The moment–displacement hysteresis curve is shown in Figure 30. The maximum moment was 982.012 kN-m (push: 999.17 kN-m, pull: 964.85 kN-m), which is 98.5% of the maximum moment of SP-0 (996.92 kN-m). For the push-over of the actuator against the specimen, the maximum moment of SP-W was larger than SP-0. Therefore, the specimen using the Type-W joint had enough strength to exert equal performance to the single-body specimen. Connection using a Type-W joint could be applied to the modular DSCT wind turbine tower. The maximum lateral displacement at the loading point was 82.185 mm, which is almost the same as that of SP-0.

Table 3. Test results.

Specimen	Maximum Load			Maximum Displacement
	Moment (kN-m)	Lateral Force (kN)	Comparison	Lateral Displ. (mm)	Comparison
SP-0	996.83	486.26	100%	82.195	100%
SP-S	583.25	284.51	58.5%	123.275	150%
SP-H	541.04	263.92	54.3%	102.885	125%
SP-W	982.01	479.03	98.5%	82.185	100%

shows the summary of test results.

In the cases of SP-S and SP-H, the specimens did not exert their performances, which the authors had expected, because of the early failure of the connections. For these two cases, the experiments were stopped early, and the results were not analyzed in detail. In this study, the results for SP-W specimen and SP-0 were mainly compared and analyzed.

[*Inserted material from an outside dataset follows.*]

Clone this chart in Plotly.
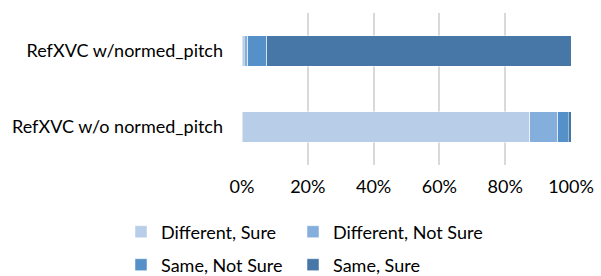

The load–displacement envelope curves are compared in Figure 31. The envelope curves were plotted by using averaged measured values for both push-over and pull-over. As mentioned previously, the maximum loads in SP-0 and SP-W were similar and equal to 486.30 kN and 479.03 kN, respectively; their behaviors were analogous to each other until the maximum displacement. In the cases of SP-S and SP-H, the behavior of the connection plate was expressed as the governing behavior because the lateral load was not completely transferred to the lower module by the premature failure of the connections.

As a result of calculating the yield displacement and ultimate displacement by using the method suggested by Park [18], the yield displacement, ultimate displacement, and displacement ductility of SP-0 were 15.7 mm, 52.3 mm, and 3.33, respectively. For SP-W, the yield displacement was 15.6 mm, ultimate displacement was 69.9 mm, and displacement ductility was calculated as 4.48, which is larger than that of SP-0. This results from the larger moment resisting capacity of SP-W after peak load. Figure 32 shows the energy dissipation with drift ratio; it can be observed that SP-W similarly dissipated energy with SP-0.

4. Conclusions

In this study, the lateral behavior performance tests were carried out for four new-type wind turbine tower specimens. Three specimens were modular DSCT wind turbine towers with different module connections and the other was a single-body DSCT wind turbine tower. Quasi-static tests were performed and the results were compared to determine which type of connection made a modular DSCT wind turbine tower to behave like a single-body DSCT wind turbine tower.

As a result, the specimen using Type-W joint (SP-W) performed 98.5% of the maximum strength compared to the single-body specimen (SP-0). Additionally, the results of the maximum displacement of SP-W showed almost the same as that of SP-0. On the other hand, the experimental results of the connection Type-H and Type-S showed their connection plate failed. The SP-H and SP-S was confirmed that they did not perform enough to behave as the single body DSCT. The modular connections using connection Type-H and Type-S are not suitable to be used for wind turbine towers because of the stress concentration around the bolting area.

Finally, it appears to be the most recommendable connection type for a modular DSCT wind turbine tower is the connection Type-W.